Ireland
- Union: Ladies' Gaelic Football Association
- Head coach: Jarlath Burns (2006)
- Captain: Sarah O'Connor (2006)
- Home stadium: Breffni Park Parnell Park
| First colours |

First international
- Ireland 134–15 Australia (2006, 1st Test)

Biggest win
- Ireland 134–15 Australia (2006, 1st Test)

= Ireland women's national international rules football team =

The Ireland women's international rules football team was organised by the Ladies' Gaelic Football Association and represented Ireland in the 2006 Ladies' International Rules Series against Australia. As of 2019, this is the only series the team has played. Ireland won the series, prevailing in the first test at Breffni Park by 134–15 and the second test at Parnell Park by 39–18.

==2006 squad==
In preparation for the 2006 Series, the LGFA and the team manager, Jarlath Burns, held a series of trials and camps in Mullingar, Cork and Armagh during September and early October. The final squad included eight players who had played in the 2006 All-Ireland Senior Ladies' Football Championship final. 22 of the 30 strong squad were nominated for the 2006 All Star Awards.
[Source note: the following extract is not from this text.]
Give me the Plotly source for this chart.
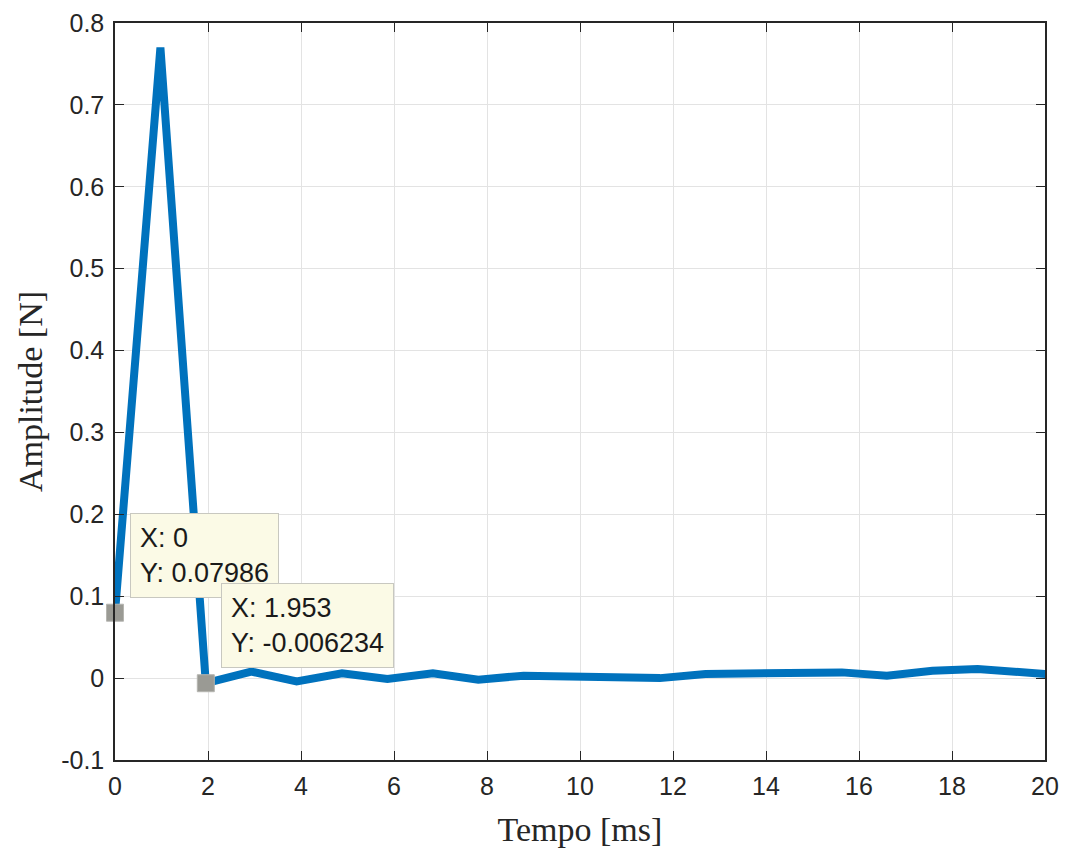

The squad featured representatives from 14 different GAA counties and included five senior inter-county captains, including Juliet Murphy, Bronagh O'Donnell, Cora Staunton, Mary Sheridan and Mary O'Donnell.

- Manager
  Jarlath Burns (Armagh)
- First test starting XV
  Clíodhna O'Connor; Rena Buckley, Angela Walsh, Caoimhe Marley, Aoibheann Daly, Norita Kelly, Patricia Fogarty; Patricia Gleeson, Mary O'Donnell; Sarah O'Connor (c), Bronagh Sheridan, Brianna Leahy, Geraldine Doherty, Mairead Morrissey, Cora Staunton.
- Interchange players
  Sinéad Aherne, Micheala Downey, Christina Heffernan, Anne Marie McDonagh, Lorraine Muckian, Alma O'Donnell, Dympna O'Brien, Bronagh O'Donnell, Caroline O'Hanlon
Mary Sheridan.
- Squad players
  Juliet Murphy, Una Carroll, Grainne Ni Flathartha, Sinéad Dooley, Jackie Shields.